In last Wednesday’s The Australian newspaper, columnist Imre Salusinszky came out with the quite extraordinary claim that the world had “beaten global warming”.
He said we should congratulate ourselves; that the worst dangers no longer loom over us.
IF you are reading this on a train or a bus, I want you to lean across and shake the hand of the man or woman sitting next to you. Folks, we did it. We beat global warming.
Last year, at this time, I wrote of how global warming was already on the retreat in Australia because of the way humanity, for once, put aside its differences and acted in unison.

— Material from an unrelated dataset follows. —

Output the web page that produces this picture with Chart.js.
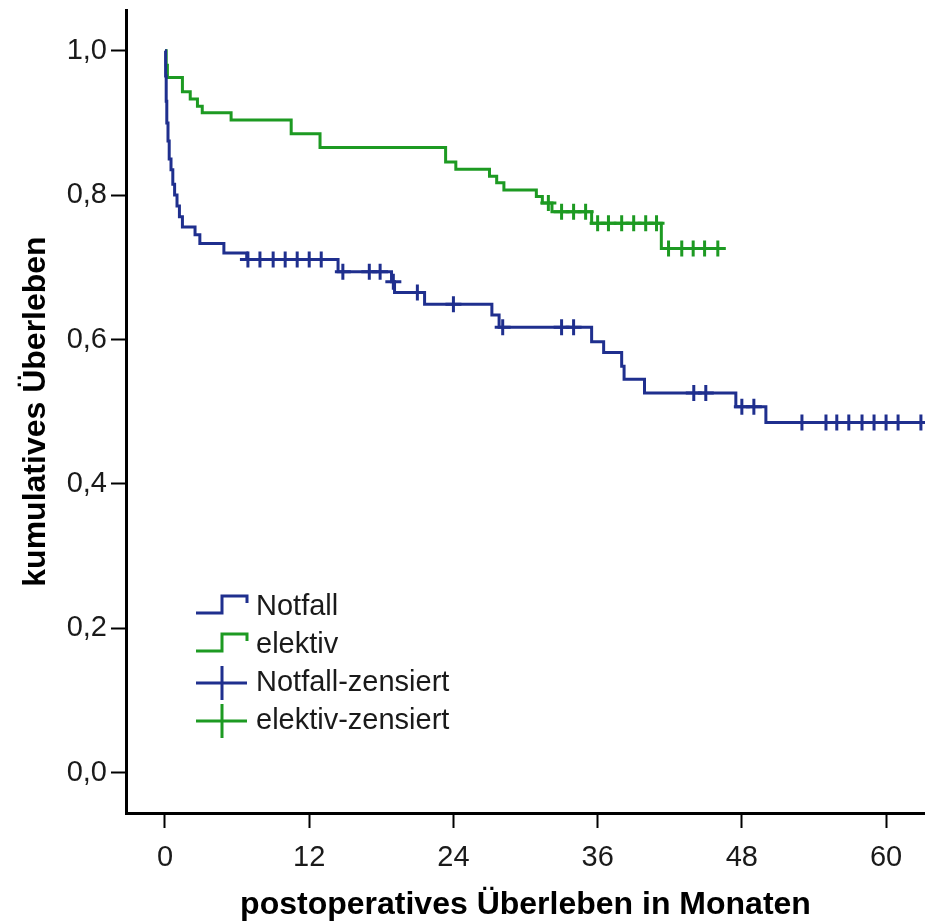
<!DOCTYPE html>
<html>
<head>
<meta charset="utf-8">
<script src="https://cdn.jsdelivr.net/npm/chart.js@4.4.1/dist/chart.umd.min.js"></script>
<style>
  html, body { margin: 0; padding: 0; background: #fff; overflow: hidden; }
  #wrap { width: 925px; height: 924px; position: relative; overflow: hidden; }
  #wrap canvas { display: block; }
</style>
</head>
<body>
<div id="wrap"><canvas id="km"></canvas></div>
<script>
// Kaplan-Meier Stufen: Zeitpunkt (Monate) und kumulatives Überleben danach
const notfallTime = [0, 0.05, 0.1, 0.15, 0.25, 0.35, 0.5, 0.65, 0.8, 1.0, 1.2, 1.45, 2.5, 2.9, 4.9, 6.8, 14.4, 18.85, 19.1, 21.6, 27.2, 27.8, 35.5, 36.5, 38.0, 38.2, 39.9, 47.5, 50.0, 63.3];
const notfallSurv = [1.0, 0.965, 0.93, 0.90, 0.875, 0.85, 0.835, 0.815, 0.80, 0.785, 0.77, 0.756, 0.745, 0.733, 0.72, 0.711, 0.694, 0.68, 0.665, 0.649, 0.634, 0.617, 0.597, 0.582, 0.563, 0.545, 0.526, 0.507, 0.485, 0.485];

const elektivTime = [0, 0.1, 0.2, 1.45, 2.1, 2.7, 3.1, 5.5, 10.5, 12.9, 23.35, 24.2, 27.0, 27.6, 28.2, 30.9, 31.4, 32.2, 35.5, 41.3, 46.0];
const elektivSurv = [1.0, 0.98, 0.963, 0.943, 0.933, 0.923, 0.914, 0.904, 0.885, 0.866, 0.846, 0.836, 0.826, 0.817, 0.807, 0.798, 0.789, 0.777, 0.761, 0.726, 0.726];

// zensierte Fälle
const notfallCensTime = [6.9, 7.9, 9.0, 10.0, 11.0, 12.0, 13.0, 14.8, 17.0, 17.9, 19.0, 21.0, 24.0, 28.1, 33.0, 34.0, 44.0, 45.0, 48.0, 49.0, 53.0, 55.0, 55.9, 56.9, 58.0, 59.0, 60.0, 61.0, 62.9];
const notfallCensSurv = [0.711, 0.711, 0.711, 0.711, 0.711, 0.711, 0.711, 0.694, 0.694, 0.694, 0.68, 0.665, 0.649, 0.617, 0.617, 0.617, 0.526, 0.526, 0.507, 0.507, 0.485, 0.485, 0.485, 0.485, 0.485, 0.485, 0.485, 0.485, 0.485];

const elektivCensTime = [31.9, 33.0, 34.0, 35.0, 36.0, 36.9, 38.0, 39.0, 40.0, 40.9, 41.9, 43.0, 43.95, 44.9, 46.0];
const elektivCensSurv = [0.789, 0.777, 0.777, 0.777, 0.761, 0.761, 0.761, 0.761, 0.761, 0.761, 0.726, 0.726, 0.726, 0.726, 0.726];

const xTicks = [0, 12, 24, 36, 48, 60];
const yTicks = [0, 0.2, 0.4, 0.6, 0.8, 1.0];
const legendLabels = ['Notfall', 'elektiv', 'Notfall-zensiert', 'elektiv-zensiert'];

const BLUE = '#1f2f8e';
const GREEN = '#1d9a22';
const FONT = "'Liberation Sans', Arial, sans-serif";

const toXY = (xs, ys) => xs.map((x, i) => ({ x: x, y: ys[i] }));

// Legende innerhalb der Grafik (wie im SPSS-Original)
const kmLegend = {
    id: 'kmLegend',
    afterDraw(chart) {
        const ctx = chart.ctx;
        const colors = [BLUE, GREEN, BLUE, GREEN];
        const x0 = 196, x1 = 247, tx = 256;
        const rows = [607, 645, 683, 721];
        ctx.save();
        ctx.lineWidth = 3;
        rows.forEach((y, i) => {
            ctx.strokeStyle = colors[i];
            ctx.beginPath();
            if (i < 2) {
                ctx.moveTo(x0, y + 6);
                ctx.lineTo(x0 + 26, y + 6);
                ctx.lineTo(x0 + 26, y - 11);
                ctx.lineTo(x1, y - 11);
                ctx.lineTo(x1, y - 4);
            } else {
                ctx.moveTo(x0, y);
                ctx.lineTo(x1, y);
                ctx.moveTo(x0 + 26, y - 17);
                ctx.lineTo(x0 + 26, y + 17);
            }
            ctx.stroke();
            ctx.fillStyle = '#1a1a1a';
            ctx.font = '29px ' + FONT;
            ctx.textBaseline = 'middle';
            ctx.textAlign = 'left';
            ctx.fillText(legendLabels[i], tx, y);
        });
        ctx.restore();
    }
};

new Chart(document.getElementById('km'), {
    type: 'line',
    data: {
        datasets: [{
            label: 'Notfall',
            data: toXY(notfallTime, notfallSurv),
            borderColor: BLUE,
            borderWidth: 3,
            pointRadius: 0,
            stepped: true,
            fill: false
        }, {
            label: 'elektiv',
            data: toXY(elektivTime, elektivSurv),
            borderColor: GREEN,
            borderWidth: 3,
            pointRadius: 0,
            stepped: true,
            fill: false
        }, {
            label: 'Notfall-zensiert',
            data: toXY(notfallCensTime, notfallCensSurv),
            showLine: false,
            pointStyle: 'cross',
            pointRadius: 8,
            pointBorderWidth: 3,
            borderColor: BLUE,
            backgroundColor: BLUE
        }, {
            label: 'elektiv-zensiert',
            data: toXY(elektivCensTime, elektivCensSurv),
            showLine: false,
            pointStyle: 'cross',
            pointRadius: 8,
            pointBorderWidth: 3,
            borderColor: GREEN,
            backgroundColor: GREEN
        }]
    },
    options: {
        responsive: true,
        maintainAspectRatio: false,
        animation: false,
        layout: { autoPadding: false, padding: { top: 10, right: 0, left: 0, bottom: 0 } },
        plugins: {
            legend: { display: false },
            tooltip: { enabled: false }
        },
        scales: {
            x: {
                type: 'linear',
                min: -3.245,
                max: 63.24,
                afterBuildTicks: s => { s.ticks = xTicks.map(v => ({ value: v })); },
                afterFit: s => { s.height = 111; s.paddingLeft = 0; s.paddingRight = 0; },
                border: { color: '#000', width: 3 },
                grid: { drawOnChartArea: false, drawTicks: true, tickLength: 15, tickWidth: 2, tickColor: '#000' },
                ticks: {
                    color: '#1a1a1a',
                    padding: 13,
                    maxRotation: 0,
                    font: { family: FONT, size: 29 }
                },
                title: {
                    display: true,
                    text: 'postoperatives Überleben in Monaten',
                    color: '#000',
                    padding: { top: 0, bottom: 0 },
                    font: { family: FONT, size: 32, weight: 'bold' }
                }
            },
            y: {
                min: -0.0558,
                max: 1.0564,
                afterBuildTicks: s => { s.ticks = yTicks.map(v => ({ value: v })); },
                afterFit: s => { s.width = 126; s.paddingTop = 0; s.paddingBottom = 0; },
                border: { color: '#000', width: 3 },
                grid: { drawOnChartArea: false, drawTicks: true, tickLength: 15, tickWidth: 2, tickColor: '#000' },
                ticks: {
                    color: '#1a1a1a',
                    padding: 4,
                    font: { family: FONT, size: 29 },
                    callback: v => v.toFixed(1).replace('.', ',')
                },
                title: {
                    display: true,
                    text: 'kumulatives Überleben',
                    color: '#000',
                    padding: { top: 17, bottom: 0 },
                    font: { family: FONT, size: 32, weight: 'bold' }
                }
            }
        }
    },
    plugins: [kmLegend]
});
</script>
</body>
</html>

Last year, other parts of the globe followed suit. According to the World Meteorological Organisation: "The most significant area of below-normal temperatures in 2011 was in northern and central Australia, where temperatures were up to 1C below average in places … Other regions to experience below-normal temperatures in 2011 included the western United States and southwestern Canada, and parts of east Asia."
Last year was the sixth coldest since 1997, which shows the catastrophic scenarios of recent times are no longer looming over us.
According to Salusinszky, because last year was only the 8th hottest in the last 14 years, and some parts of the world had below average temperatures, global warming is beat.
What the ....?
Salusinszky is like a tennis player who, by getting a break of serve at 2 sets down and 0-4 in the third, tells everyone the match is as good as won and walks off. What he has written is bollocks, of course — and I suspect he knows it.
You see, Salusinszky regards himself as The Australian’s in-house intellectual. He is forever writing pompous little articles subtly praising his own knowledge, learning and literacy. Consequently, it is difficult to imagine that he could write something so misleading without calculating aforethought.
Because if Salusinzky had looked at the data from the World Meteorological Organisation (WMO) as he suggests he has, he must know that, although 2011 was “the sixth coldest since 1997” (or the 8th hottest, whichever you prefer) it was also, according to the WMO, the 10th hottest year the world has ever recorded and the hottest ever during a La Nina weather event.
The following is taken from a news release isssued by the World Meteorological Organization (WMO) on Nov 29, 2011, including a chart of the data created by Skeptical Science:
Global temperatures in 2011 are currently the tenth highest on record and are higher than any previous year with a La Niña event, which has a relative cooling influence. The 13 warmest years have all occurred in the 15 years since 1997. The extent of Arctic sea ice in 2011 was the second lowest on record, and its volume was the lowest.
And this is a conservative view; another study places the 2011 as the ninth hottest on record:
Let’s not beat around the bush, Salusinszky was misleading the public -- a clear breach of at least two sections of The Australian’sProfessional Conduct Policy:
1.3 Try always to tell all sides of the story in any kind of dispute.
1.4 Do not knowingly withhold or suppress essential facts.
This gratuitously misleading article requires a correction/clarification by The Australian and though I have written to the publication asking for such action – something The Australian has entirely ignored – we can be assured that we won't see any correction in their pages for a very simple reason — the newspaper has been conducting a calculating and concerted campaign to discredit the established and very clear consensus in global warming science and foster doubt about the need for climate action. It is the only newspaper in Australia that publishes these sorts of unscientific denialist articles — and it does publish this anti-science on a daily basis.
And while The Australian fiddles with public opinion, the world gets hotter.